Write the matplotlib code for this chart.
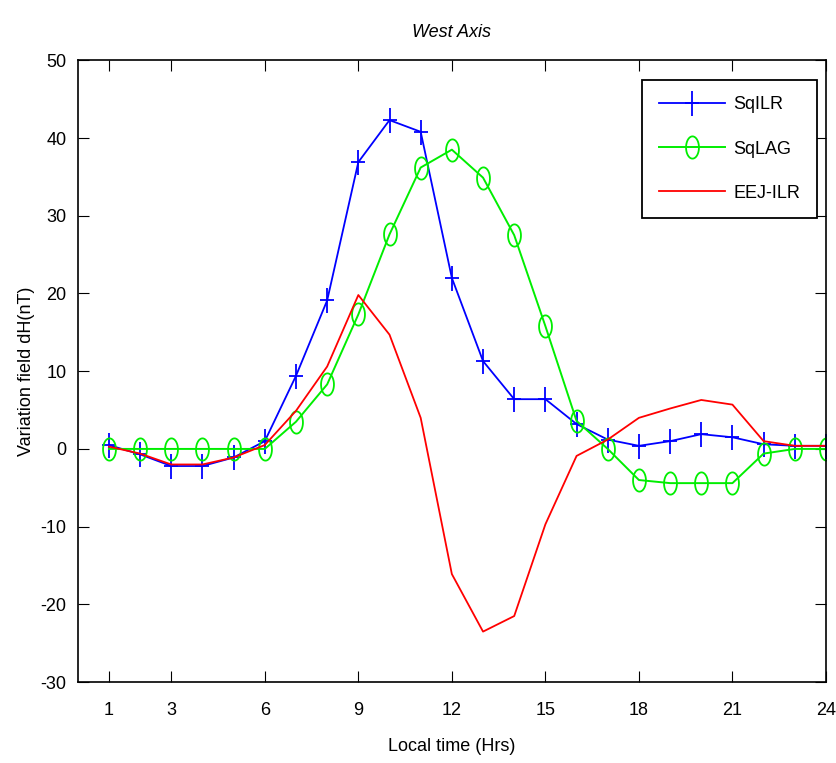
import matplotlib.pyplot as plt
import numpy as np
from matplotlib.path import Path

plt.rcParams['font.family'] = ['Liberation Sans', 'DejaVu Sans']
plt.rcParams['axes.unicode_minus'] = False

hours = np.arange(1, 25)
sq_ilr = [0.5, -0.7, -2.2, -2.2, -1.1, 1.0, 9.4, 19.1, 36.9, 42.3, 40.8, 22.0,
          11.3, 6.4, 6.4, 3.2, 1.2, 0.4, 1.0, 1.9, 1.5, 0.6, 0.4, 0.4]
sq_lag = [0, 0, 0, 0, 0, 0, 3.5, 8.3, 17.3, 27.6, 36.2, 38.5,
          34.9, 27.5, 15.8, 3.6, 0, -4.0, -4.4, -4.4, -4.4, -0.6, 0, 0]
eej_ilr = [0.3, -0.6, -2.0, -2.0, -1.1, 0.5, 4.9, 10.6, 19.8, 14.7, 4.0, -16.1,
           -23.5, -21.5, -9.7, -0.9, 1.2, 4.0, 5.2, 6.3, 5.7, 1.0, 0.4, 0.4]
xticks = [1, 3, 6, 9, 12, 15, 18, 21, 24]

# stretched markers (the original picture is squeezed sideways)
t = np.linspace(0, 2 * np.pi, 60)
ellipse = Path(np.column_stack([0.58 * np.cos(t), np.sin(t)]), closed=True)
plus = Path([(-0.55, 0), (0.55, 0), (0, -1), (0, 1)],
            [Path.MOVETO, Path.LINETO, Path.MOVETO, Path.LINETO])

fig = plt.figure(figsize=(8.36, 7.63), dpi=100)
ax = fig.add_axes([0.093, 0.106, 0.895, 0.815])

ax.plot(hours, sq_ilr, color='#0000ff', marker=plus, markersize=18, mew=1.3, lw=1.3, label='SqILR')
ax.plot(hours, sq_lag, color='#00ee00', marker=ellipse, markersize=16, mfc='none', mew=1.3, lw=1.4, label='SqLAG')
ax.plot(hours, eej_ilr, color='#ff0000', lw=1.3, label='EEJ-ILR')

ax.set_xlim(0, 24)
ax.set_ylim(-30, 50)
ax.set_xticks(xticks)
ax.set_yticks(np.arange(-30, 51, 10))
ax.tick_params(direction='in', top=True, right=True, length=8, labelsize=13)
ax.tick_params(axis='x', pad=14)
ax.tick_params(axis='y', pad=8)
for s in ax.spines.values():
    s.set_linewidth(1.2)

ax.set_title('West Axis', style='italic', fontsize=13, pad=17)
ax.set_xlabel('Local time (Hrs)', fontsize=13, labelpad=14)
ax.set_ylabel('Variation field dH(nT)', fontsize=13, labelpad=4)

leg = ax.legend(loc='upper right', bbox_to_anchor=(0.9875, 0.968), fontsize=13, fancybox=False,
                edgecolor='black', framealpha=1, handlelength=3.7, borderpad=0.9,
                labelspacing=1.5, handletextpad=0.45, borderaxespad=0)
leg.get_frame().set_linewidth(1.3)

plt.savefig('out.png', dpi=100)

> _Task directions_:
Copy the material exactly. Do not include the pictures.

> _Written response_:
Write the matplotlib code for this chart.
import matplotlib.pyplot as plt
import numpy as np
from matplotlib.path import Path

plt.rcParams['font.family'] = ['Liberation Sans', 'DejaVu Sans']
plt.rcParams['axes.unicode_minus'] = False

hours = np.arange(1, 25)
sq_ilr = [0.5, -0.7, -2.2, -2.2, -1.1, 1.0, 9.4, 19.1, 36.9, 42.3, 40.8, 22.0,
          11.3, 6.4, 6.4, 3.2, 1.2, 0.4, 1.0, 1.9, 1.5, 0.6, 0.4, 0.4]
sq_lag = [0, 0, 0, 0, 0, 0, 3.5, 8.3, 17.3, 27.6, 36.2, 38.5,
          34.9, 27.5, 15.8, 3.6, 0, -4.0, -4.4, -4.4, -4.4, -0.6, 0, 0]
eej_ilr = [0.3, -0.6, -2.0, -2.0, -1.1, 0.5, 4.9, 10.6, 19.8, 14.7, 4.0, -16.1,
           -23.5, -21.5, -9.7, -0.9, 1.2, 4.0, 5.2, 6.3, 5.7, 1.0, 0.4, 0.4]
xticks = [1, 3, 6, 9, 12, 15, 18, 21, 24]

# stretched markers (the original picture is squeezed sideways)
t = np.linspace(0, 2 * np.pi, 60)
ellipse = Path(np.column_stack([0.58 * np.cos(t), np.sin(t)]), closed=True)
plus = Path([(-0.55, 0), (0.55, 0), (0, -1), (0, 1)],
            [Path.MOVETO, Path.LINETO, Path.MOVETO, Path.LINETO])

fig = plt.figure(figsize=(8.36, 7.63), dpi=100)
ax = fig.add_axes([0.093, 0.106, 0.895, 0.815])

ax.plot(hours, sq_ilr, color='#0000ff', marker=plus, markersize=18, mew=1.3, lw=1.3, label='SqILR')
ax.plot(hours, sq_lag, color='#00ee00', marker=ellipse, markersize=16, mfc='none', mew=1.3, lw=1.4, label='SqLAG')
ax.plot(hours, eej_ilr, color='#ff0000', lw=1.3, label='EEJ-ILR')

ax.set_xlim(0, 24)
ax.set_ylim(-30, 50)
ax.set_xticks(xticks)
ax.set_yticks(np.arange(-30, 51, 10))
ax.tick_params(direction='in', top=True, right=True, length=8, labelsize=13)
ax.tick_params(axis='x', pad=14)
ax.tick_params(axis='y', pad=8)
for s in ax.spines.values():
    s.set_linewidth(1.2)

ax.set_title('West Axis', style='italic', fontsize=13, pad=17)
ax.set_xlabel('Local time (Hrs)', fontsize=13, labelpad=14)
ax.set_ylabel('Variation field dH(nT)', fontsize=13, labelpad=4)

leg = ax.legend(loc='upper right', bbox_to_anchor=(0.9875, 0.968), fontsize=13, fancybox=False,
                edgecolor='black', framealpha=1, handlelength=3.7, borderpad=0.9,
                labelspacing=1.5, handletextpad=0.45, borderaxespad=0)
leg.get_frame().set_linewidth(1.3)

plt.savefig('out.png', dpi=100)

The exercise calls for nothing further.